WHAT YOU NEED TO DO
Starting at the first line of the listing below, retype each line up to and including the one that contains "const scaleTicks = [20, -20];". Leave pictures out.

SUPPLIED MATERIAL
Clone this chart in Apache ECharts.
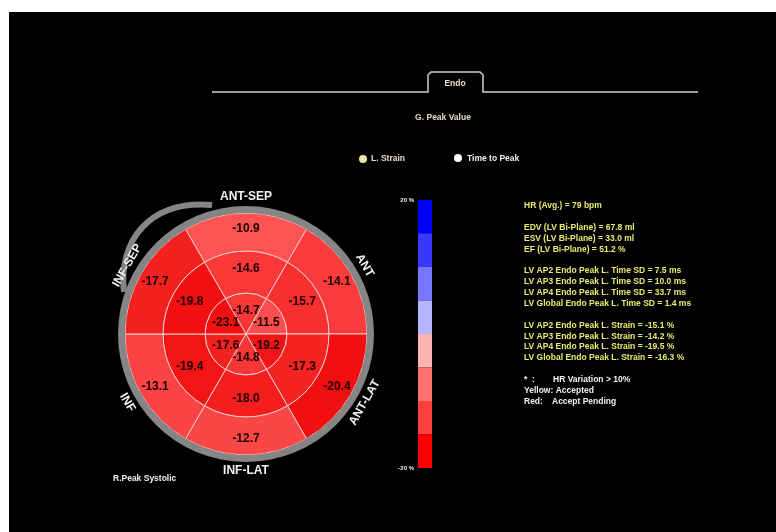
<!DOCTYPE html>
<html>
<head>
<meta charset="utf-8">
<script src="https://cdn.jsdelivr.net/npm/echarts@6/dist/echarts.min.js"></script>
<style>
  html, body { margin: 0; padding: 0; background: #ffffff; }
  #panel { position: absolute; left: 9px; top: 12px; right: 0; bottom: 0; background: #000000; }
  #chart { position: absolute; left: 0; top: 0; width: 776px; height: 532px; }
</style>
</head>
<body>
<div id="panel"></div>
<div id="chart"></div>
<script>
// Segment order: clockwise from the top (anterior-septal) wall
const segments = ['ANT-SEP', 'ANT', 'ANT-LAT', 'INF-LAT', 'INF', 'INF-SEP'];
// Peak longitudinal strain (%) per ring
const basalStrain  = [-10.9, -14.1, -20.4, -12.7, -13.1, -17.7];
const midStrain    = [-14.6, -15.7, -17.3, -18.0, -19.4, -19.8];
const apicalStrain = [-14.7, -11.5, -19.2, -14.8, -17.6, -23.1];

// Colour scale bands (%), top to bottom
const bandEdges  = [20, 15, 10, 5, 0, -5, -10, -15, -20];
const bandColors = ['#0000ff', '#3838ff', '#7676ff', '#b4b4ff', '#ffb4b4', '#ff7272', '#ff3e3e', '#ff0000'];
const scaleTicks = [20, -20];

// Report lines: [text, colour key]; empty text = spacer
const reportLines = [
  ['HR (Avg.) = 79 bpm', 'y'],
  ['', ''],
  ['EDV (LV Bi-Plane) = 67.8 ml', 'y'],
  ['ESV (LV Bi-Plane) = 33.0 ml', 'y'],
  ['EF (LV Bi-Plane) = 51.2 %', 'y'],
  ['', ''],
  ['LV AP2 Endo Peak L. Time SD = 7.5 ms', 'y'],
  ['LV AP3 Endo Peak L. Time SD = 10.0 ms', 'y'],
  ['LV AP4 Endo Peak L. Time SD = 33.7 ms', 'y'],
  ['LV Global Endo Peak L. Time SD = 1.4 ms', 'y'],
  ['', ''],
  ['LV AP2 Endo Peak L. Strain = -15.1 %', 'y'],
  ['LV AP3 Endo Peak L. Strain = -14.2 %', 'y'],
  ['LV AP4 Endo Peak L. Strain = -19.5 %', 'y'],
  ['LV Global Endo Peak L. Strain = -16.3 %', 'y'],
  ['', ''],
  ['*  :', 'w'],
  ['Yellow: Accepted', 'w'],
  ['Red:', 'w']
];

const CX = 246, CY = 334;          // bullseye centre
const R_APEX = 41, R_MID = 83, R_BASE = 121, R_RING = 128;
const LABEL_R = 137;

const FONT = '"Liberation Sans", Arial, sans-serif';
const YELLOW = '#ebeb6c', WHITE = '#f2f2f2', BEIGE = '#eadcc0';

const rings = [apicalStrain, midStrain, basalStrain];
const datasets = rings.map(r => ({ source: segments.map((s, i) => [s, 1, r[i]]) }));
const radii = [[0, R_APEX], [R_APEX, R_MID], [R_MID, R_BASE]];

const ringSeries = radii.map((rad, k) => ({
  type: 'pie',
  datasetIndex: k,
  center: [CX, CY],
  radius: rad,
  startAngle: 120,
  clockwise: true,
  avoidLabelOverlap: false,
  silent: true,
  encode: { itemName: 0, value: 1 },
  itemStyle: { borderColor: '#f4cccc', borderWidth: 1 },
  label: {
    show: true,
    position: 'inside',
    formatter: p => p.value[2].toFixed(1),
    color: '#1c0000',
    fontFamily: FONT,
    fontWeight: 'bold',
    fontSize: 12
  },
  labelLayout: { hideOverlap: false },
  labelLine: { show: false },
  emphasis: { disabled: true }
}));

// Grey outer rim
const rimSeries = {
  type: 'pie',
  center: [CX, CY],
  radius: [R_BASE, R_RING],
  silent: true,
  label: { show: false },
  labelLine: { show: false },
  itemStyle: { color: '#858585' },
  emphasis: { disabled: true },
  data: [{ value: 1, name: 'rim' }]
};

// Colour scale drawn as stacked rectangles on a value axis
const scaleSeries = {
  type: 'custom',
  xAxisIndex: 0,
  yAxisIndex: 0,
  silent: true,
  encode: { x: 0, y: [1, 2] },
  data: bandColors.map((c, i) => ({ value: [0, bandEdges[i + 1], bandEdges[i]], itemStyle: { color: c } })),
  renderItem: (params, api) => {
    const lo = api.coord([0, api.value(1)]);
    const hi = api.coord([0, api.value(2)]);
    const w = api.size([1, 0])[0];
    return {
      type: 'rect',
      shape: { x: lo[0] - w / 2, y: hi[1], width: w, height: lo[1] - hi[1] },
      style: { fill: api.visual('color') }
    };
  }
};

// Wall names around the rim
const wallAngles = [90, 30, -30, -90, -150, 150];
const wallRot    = [0, -60, 60, 0, -60, 60];
const wallLabels = segments.map((s, i) => {
  const a = wallAngles[i] * Math.PI / 180;
  return {
    type: 'text',
    x: CX + LABEL_R * Math.cos(a),
    y: CY - LABEL_R * Math.sin(a),
    rotation: wallRot[i] * Math.PI / 180,
    z: 10,
    style: { text: s, fill: WHITE, font: 'bold 12px ' + FONT, align: 'center', verticalAlign: 'middle' }
  };
});

const REPORT_X = 524, REPORT_Y = 206, REPORT_LH = 10.85;
const REPORT_FONT = 'bold 8.5px ' + FONT;
const reportText = [];
reportLines.forEach((ln, i) => {
  if (!ln[0]) return;
  reportText.push({
    type: 'text', x: REPORT_X, y: REPORT_Y + i * REPORT_LH,
    style: { text: ln[0], fill: ln[1] === 'y' ? YELLOW : WHITE, font: REPORT_FONT, verticalAlign: 'middle' }
  });
});
// second column of the legend notes
const noteY = REPORT_Y + 16 * REPORT_LH;
reportText.push(
  { type: 'text', x: 553, y: noteY, style: { text: 'HR Variation > 10%', fill: WHITE, font: REPORT_FONT, verticalAlign: 'middle' } },
  { type: 'text', x: 552, y: noteY + 2 * REPORT_LH, style: { text: 'Accept Pending', fill: WHITE, font: REPORT_FONT, verticalAlign: 'middle' } }
);

const chart = echarts.init(document.getElementById('chart'), null, { renderer: 'canvas' });
chart.setOption({
  animation: false,
  backgroundColor: 'transparent',
  dataset: datasets,
  visualMap: {
    type: 'continuous',
    show: false,
    min: -20,
    max: 20,
    dimension: 2,
    seriesIndex: [0, 1, 2],
    inRange: { color: ['#f20f0f', '#ff5a5a', '#ffdada', '#7272ff', '#0000ff'] }
  },
  grid: { left: 418, top: 200, width: 14, height: 268 },
  xAxis: { type: 'category', data: [''], show: false },
  yAxis: {
    type: 'value', min: -20, max: 20, interval: 5,
    axisLine: { show: false }, axisTick: { show: false }, splitLine: { show: false },
    axisLabel: {
      margin: 4,
      color: WHITE, fontFamily: FONT, fontWeight: 'bold', fontSize: 6,
      formatter: v => scaleTicks.indexOf(v) >= 0 ? v + ' %' : ''
    }
  },
  series: ringSeries.concat([rimSeries, scaleSeries]),
  graphic: [
    // tab header line
    {
      type: 'polyline', silent: true,
      shape: { points: [[212, 92], [428, 92], [428, 75], [431, 72], [480, 72], [483, 75], [483, 92], [698, 92]] },
      style: { stroke: '#cfcfcf', lineWidth: 1.5, fill: null }
    },
    { type: 'text', x: 455, y: 84, style: { text: 'Endo', fill: BEIGE, font: 'bold 8.5px ' + FONT, align: 'center', verticalAlign: 'middle' } },
    { type: 'text', x: 443, y: 118, style: { text: 'G. Peak Value', fill: BEIGE, font: 'bold 8.5px ' + FONT, align: 'center', verticalAlign: 'middle' } },
    // radio buttons
    { type: 'circle', shape: { cx: 363, cy: 159, r: 4 }, style: { fill: '#f3e4a4' } },
    { type: 'text', x: 371, y: 159, style: { text: 'L. Strain', fill: BEIGE, font: 'bold 8.5px ' + FONT, verticalAlign: 'middle' } },
    { type: 'circle', shape: { cx: 458, cy: 158, r: 4 }, style: { fill: '#ffffff' } },
    { type: 'text', x: 467, y: 159, style: { text: 'Time to Peak', fill: WHITE, font: 'bold 8.5px ' + FONT, verticalAlign: 'middle' } },
    // extra rim arc at the septal side
    {
      type: 'bezierCurve', silent: true, z: 5,
      shape: { x1: 212, y1: 205, cpx1: 150, cpy1: 200, cpx2: 118, cpy2: 240, x2: 124, y2: 292 },
      style: { stroke: '#858585', lineWidth: 6, fill: null }
    },
    { type: 'text', x: 113, y: 479, style: { text: 'R.Peak Systolic', fill: WHITE, font: 'bold 8.5px ' + FONT, verticalAlign: 'middle' } }
  ].concat(wallLabels, reportText)
});
</script>
</body>
</html>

TASK ANSWER
Clone this chart in Apache ECharts.
<!DOCTYPE html>
<html>
<head>
<meta charset="utf-8">
<script src="https://cdn.jsdelivr.net/npm/echarts@6/dist/echarts.min.js"></script>
<style>
  html, body { margin: 0; padding: 0; background: #ffffff; }
  #panel { position: absolute; left: 9px; top: 12px; right: 0; bottom: 0; background: #000000; }
  #chart { position: absolute; left: 0; top: 0; width: 776px; height: 532px; }
</style>
</head>
<body>
<div id="panel"></div>
<div id="chart"></div>
<script>
// Segment order: clockwise from the top (anterior-septal) wall
const segments = ['ANT-SEP', 'ANT', 'ANT-LAT', 'INF-LAT', 'INF', 'INF-SEP'];
// Peak longitudinal strain (%) per ring
const basalStrain  = [-10.9, -14.1, -20.4, -12.7, -13.1, -17.7];
const midStrain    = [-14.6, -15.7, -17.3, -18.0, -19.4, -19.8];
const apicalStrain = [-14.7, -11.5, -19.2, -14.8, -17.6, -23.1];

// Colour scale bands (%), top to bottom
const bandEdges  = [20, 15, 10, 5, 0, -5, -10, -15, -20];
const bandColors = ['#0000ff', '#3838ff', '#7676ff', '#b4b4ff', '#ffb4b4', '#ff7272', '#ff3e3e', '#ff0000'];
const scaleTicks = [20, -20];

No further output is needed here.